__Requirement__: Restate word for word the lines that begin the listing and end with the line holding "return 1 - y / H".

__Given data__:
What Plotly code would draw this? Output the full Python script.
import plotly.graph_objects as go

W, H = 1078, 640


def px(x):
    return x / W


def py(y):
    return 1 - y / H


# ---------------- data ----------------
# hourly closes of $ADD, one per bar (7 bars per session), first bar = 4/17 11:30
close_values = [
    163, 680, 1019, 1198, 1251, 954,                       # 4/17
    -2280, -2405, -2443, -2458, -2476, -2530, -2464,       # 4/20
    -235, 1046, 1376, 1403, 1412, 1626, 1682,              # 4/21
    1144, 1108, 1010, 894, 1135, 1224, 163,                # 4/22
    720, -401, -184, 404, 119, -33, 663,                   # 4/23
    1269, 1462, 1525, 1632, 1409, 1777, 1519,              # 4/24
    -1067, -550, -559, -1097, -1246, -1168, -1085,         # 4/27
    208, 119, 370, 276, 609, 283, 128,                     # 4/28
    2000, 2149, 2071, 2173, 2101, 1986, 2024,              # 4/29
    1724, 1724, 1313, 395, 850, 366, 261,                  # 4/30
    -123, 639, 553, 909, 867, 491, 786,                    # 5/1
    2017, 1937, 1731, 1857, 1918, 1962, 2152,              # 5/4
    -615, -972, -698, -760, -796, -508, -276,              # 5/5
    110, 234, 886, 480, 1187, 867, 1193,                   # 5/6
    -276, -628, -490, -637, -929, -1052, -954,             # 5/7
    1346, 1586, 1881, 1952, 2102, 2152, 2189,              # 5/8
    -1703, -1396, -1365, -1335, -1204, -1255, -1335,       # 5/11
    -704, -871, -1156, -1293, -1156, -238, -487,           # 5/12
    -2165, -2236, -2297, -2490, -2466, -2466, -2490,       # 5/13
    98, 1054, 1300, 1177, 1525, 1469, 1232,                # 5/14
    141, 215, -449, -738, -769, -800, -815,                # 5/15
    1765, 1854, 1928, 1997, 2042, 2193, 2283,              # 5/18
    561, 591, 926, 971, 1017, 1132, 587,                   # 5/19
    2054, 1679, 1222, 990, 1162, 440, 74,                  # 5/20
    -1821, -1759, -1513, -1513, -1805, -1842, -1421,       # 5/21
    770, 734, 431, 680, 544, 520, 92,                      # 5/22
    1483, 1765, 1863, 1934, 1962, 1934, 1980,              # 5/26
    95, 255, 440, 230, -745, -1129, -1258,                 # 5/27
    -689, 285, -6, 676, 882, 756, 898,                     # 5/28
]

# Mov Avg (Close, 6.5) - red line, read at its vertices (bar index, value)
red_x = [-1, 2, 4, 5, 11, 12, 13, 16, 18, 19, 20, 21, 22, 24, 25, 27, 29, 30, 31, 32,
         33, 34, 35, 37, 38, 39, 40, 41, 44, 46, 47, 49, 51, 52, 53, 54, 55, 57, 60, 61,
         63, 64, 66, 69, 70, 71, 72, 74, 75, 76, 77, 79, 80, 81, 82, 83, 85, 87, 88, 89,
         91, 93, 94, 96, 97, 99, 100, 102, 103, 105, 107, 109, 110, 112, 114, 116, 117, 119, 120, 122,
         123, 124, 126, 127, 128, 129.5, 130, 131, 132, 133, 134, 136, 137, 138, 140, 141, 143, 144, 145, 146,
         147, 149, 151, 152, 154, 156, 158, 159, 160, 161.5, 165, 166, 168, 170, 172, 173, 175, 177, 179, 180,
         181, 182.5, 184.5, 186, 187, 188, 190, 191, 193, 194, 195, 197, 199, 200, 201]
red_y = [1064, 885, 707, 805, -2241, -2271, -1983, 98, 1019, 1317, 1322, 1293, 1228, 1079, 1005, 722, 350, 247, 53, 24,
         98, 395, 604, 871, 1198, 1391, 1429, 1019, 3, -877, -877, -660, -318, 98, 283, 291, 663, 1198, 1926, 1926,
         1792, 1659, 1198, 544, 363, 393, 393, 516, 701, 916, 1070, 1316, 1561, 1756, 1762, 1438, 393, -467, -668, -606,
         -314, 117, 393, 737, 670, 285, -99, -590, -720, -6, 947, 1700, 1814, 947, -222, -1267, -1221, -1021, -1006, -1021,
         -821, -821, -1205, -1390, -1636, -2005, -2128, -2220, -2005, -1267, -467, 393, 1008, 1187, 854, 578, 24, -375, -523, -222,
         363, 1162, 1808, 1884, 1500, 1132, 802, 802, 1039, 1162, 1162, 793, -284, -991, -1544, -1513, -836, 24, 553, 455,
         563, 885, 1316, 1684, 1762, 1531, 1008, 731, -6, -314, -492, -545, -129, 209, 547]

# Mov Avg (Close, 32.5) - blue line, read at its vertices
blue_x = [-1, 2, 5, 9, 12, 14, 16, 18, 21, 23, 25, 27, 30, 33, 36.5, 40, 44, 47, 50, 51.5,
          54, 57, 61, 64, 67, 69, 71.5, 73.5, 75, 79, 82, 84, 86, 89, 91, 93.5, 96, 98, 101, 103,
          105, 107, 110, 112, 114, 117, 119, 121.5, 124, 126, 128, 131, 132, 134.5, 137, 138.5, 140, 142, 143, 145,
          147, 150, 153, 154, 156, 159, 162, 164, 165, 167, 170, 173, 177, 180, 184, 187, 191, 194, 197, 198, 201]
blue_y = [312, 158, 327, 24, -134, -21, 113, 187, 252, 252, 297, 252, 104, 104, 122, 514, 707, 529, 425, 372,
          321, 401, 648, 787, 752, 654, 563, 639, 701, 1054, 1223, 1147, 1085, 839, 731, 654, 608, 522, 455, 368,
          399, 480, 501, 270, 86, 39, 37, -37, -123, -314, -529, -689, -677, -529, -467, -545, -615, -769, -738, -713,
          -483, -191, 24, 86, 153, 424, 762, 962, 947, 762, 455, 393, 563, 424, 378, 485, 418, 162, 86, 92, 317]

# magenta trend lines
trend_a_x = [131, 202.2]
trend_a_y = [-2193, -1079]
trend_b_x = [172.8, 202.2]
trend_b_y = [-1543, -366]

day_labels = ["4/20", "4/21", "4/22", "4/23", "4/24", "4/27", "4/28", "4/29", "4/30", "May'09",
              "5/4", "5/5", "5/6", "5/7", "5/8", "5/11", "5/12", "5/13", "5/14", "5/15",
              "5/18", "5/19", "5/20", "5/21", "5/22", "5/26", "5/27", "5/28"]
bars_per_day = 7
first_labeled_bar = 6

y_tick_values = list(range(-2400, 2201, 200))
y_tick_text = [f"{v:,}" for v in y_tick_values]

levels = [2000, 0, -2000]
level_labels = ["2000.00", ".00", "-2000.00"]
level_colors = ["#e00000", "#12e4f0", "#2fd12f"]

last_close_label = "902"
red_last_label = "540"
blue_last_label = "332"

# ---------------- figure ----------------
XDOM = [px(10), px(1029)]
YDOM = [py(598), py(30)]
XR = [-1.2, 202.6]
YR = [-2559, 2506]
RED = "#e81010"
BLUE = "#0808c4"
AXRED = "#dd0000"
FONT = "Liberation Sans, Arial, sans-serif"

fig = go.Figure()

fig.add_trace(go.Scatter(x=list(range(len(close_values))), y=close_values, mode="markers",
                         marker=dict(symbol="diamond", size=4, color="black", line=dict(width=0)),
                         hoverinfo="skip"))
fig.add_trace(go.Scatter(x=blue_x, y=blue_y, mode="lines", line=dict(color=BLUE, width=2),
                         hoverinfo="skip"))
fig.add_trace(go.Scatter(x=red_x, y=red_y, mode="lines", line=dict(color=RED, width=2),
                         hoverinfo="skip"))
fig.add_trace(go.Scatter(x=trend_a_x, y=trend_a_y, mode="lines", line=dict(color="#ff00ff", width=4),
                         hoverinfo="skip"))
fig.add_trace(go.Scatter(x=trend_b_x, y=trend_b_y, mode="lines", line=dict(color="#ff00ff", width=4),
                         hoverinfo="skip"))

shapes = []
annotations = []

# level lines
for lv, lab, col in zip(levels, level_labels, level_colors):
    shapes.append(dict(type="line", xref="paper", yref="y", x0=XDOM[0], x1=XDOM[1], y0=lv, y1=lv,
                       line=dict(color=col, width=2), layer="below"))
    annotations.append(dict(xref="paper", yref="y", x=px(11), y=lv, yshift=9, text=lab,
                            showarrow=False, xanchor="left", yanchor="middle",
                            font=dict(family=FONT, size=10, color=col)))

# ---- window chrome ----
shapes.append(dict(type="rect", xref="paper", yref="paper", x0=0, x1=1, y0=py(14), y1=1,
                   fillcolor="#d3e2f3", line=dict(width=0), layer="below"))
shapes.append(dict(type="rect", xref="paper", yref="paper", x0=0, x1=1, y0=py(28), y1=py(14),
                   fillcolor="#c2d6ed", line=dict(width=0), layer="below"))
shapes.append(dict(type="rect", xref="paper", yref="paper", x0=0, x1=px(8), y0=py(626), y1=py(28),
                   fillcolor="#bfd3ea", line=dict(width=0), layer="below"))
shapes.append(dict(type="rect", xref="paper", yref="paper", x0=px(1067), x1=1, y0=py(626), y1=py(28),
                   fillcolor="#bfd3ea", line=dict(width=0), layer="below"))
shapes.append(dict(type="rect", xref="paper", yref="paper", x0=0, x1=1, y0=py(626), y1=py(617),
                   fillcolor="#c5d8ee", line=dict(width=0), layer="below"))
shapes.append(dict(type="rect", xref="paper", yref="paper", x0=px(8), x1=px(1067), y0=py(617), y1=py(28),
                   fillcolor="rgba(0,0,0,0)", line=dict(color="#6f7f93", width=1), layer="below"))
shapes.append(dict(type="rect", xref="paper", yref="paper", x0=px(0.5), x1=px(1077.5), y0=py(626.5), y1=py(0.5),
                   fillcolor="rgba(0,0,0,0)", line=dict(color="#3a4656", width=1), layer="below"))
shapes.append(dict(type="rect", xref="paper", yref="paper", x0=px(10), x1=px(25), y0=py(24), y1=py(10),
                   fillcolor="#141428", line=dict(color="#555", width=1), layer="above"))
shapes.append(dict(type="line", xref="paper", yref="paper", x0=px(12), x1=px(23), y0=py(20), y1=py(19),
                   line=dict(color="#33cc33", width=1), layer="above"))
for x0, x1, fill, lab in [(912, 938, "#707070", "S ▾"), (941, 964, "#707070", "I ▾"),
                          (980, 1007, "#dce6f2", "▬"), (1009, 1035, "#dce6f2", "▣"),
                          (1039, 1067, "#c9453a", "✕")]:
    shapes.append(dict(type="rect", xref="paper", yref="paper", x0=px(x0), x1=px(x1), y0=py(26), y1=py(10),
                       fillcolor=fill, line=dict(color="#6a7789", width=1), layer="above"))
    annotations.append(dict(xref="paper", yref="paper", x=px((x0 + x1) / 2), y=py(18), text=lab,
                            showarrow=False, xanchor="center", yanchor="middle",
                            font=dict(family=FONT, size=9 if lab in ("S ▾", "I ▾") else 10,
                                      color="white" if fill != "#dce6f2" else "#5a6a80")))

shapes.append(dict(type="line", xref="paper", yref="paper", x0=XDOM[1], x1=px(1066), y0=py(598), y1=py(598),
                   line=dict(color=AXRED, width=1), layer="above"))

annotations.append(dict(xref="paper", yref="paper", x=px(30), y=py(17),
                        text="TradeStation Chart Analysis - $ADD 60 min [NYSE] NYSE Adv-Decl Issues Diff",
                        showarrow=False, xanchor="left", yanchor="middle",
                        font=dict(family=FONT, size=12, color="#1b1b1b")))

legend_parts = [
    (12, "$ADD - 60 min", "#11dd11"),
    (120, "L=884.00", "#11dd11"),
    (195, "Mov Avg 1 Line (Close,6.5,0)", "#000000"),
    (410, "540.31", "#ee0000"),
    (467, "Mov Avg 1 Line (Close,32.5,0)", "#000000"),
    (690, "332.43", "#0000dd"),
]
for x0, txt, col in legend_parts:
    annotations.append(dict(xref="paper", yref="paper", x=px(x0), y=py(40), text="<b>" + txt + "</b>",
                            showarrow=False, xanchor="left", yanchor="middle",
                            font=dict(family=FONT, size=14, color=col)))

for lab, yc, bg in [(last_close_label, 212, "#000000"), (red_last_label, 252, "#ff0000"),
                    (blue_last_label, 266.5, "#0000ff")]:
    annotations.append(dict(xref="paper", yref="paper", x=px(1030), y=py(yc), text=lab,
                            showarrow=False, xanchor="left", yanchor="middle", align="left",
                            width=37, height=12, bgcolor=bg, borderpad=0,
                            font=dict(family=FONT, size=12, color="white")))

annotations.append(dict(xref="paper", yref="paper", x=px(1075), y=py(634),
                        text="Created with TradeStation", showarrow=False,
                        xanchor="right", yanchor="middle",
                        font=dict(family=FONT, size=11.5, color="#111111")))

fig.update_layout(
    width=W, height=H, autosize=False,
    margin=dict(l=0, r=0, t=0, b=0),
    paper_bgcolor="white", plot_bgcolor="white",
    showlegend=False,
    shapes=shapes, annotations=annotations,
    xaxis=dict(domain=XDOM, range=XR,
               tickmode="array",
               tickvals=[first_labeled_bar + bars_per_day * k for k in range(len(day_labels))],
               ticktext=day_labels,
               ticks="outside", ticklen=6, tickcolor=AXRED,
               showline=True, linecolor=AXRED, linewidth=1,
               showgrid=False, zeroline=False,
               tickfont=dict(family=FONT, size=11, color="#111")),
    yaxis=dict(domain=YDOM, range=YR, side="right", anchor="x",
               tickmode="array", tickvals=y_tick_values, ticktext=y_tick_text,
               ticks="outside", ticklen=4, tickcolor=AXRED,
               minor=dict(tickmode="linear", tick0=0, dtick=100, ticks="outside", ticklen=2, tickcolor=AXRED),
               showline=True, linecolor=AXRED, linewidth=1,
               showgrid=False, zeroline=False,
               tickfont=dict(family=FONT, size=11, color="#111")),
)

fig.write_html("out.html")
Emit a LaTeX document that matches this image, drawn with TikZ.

__Solution__:
What Plotly code would draw this? Output the full Python script.
import plotly.graph_objects as go

W, H = 1078, 640


def px(x):
    return x / W


def py(y):
    return 1 - y / H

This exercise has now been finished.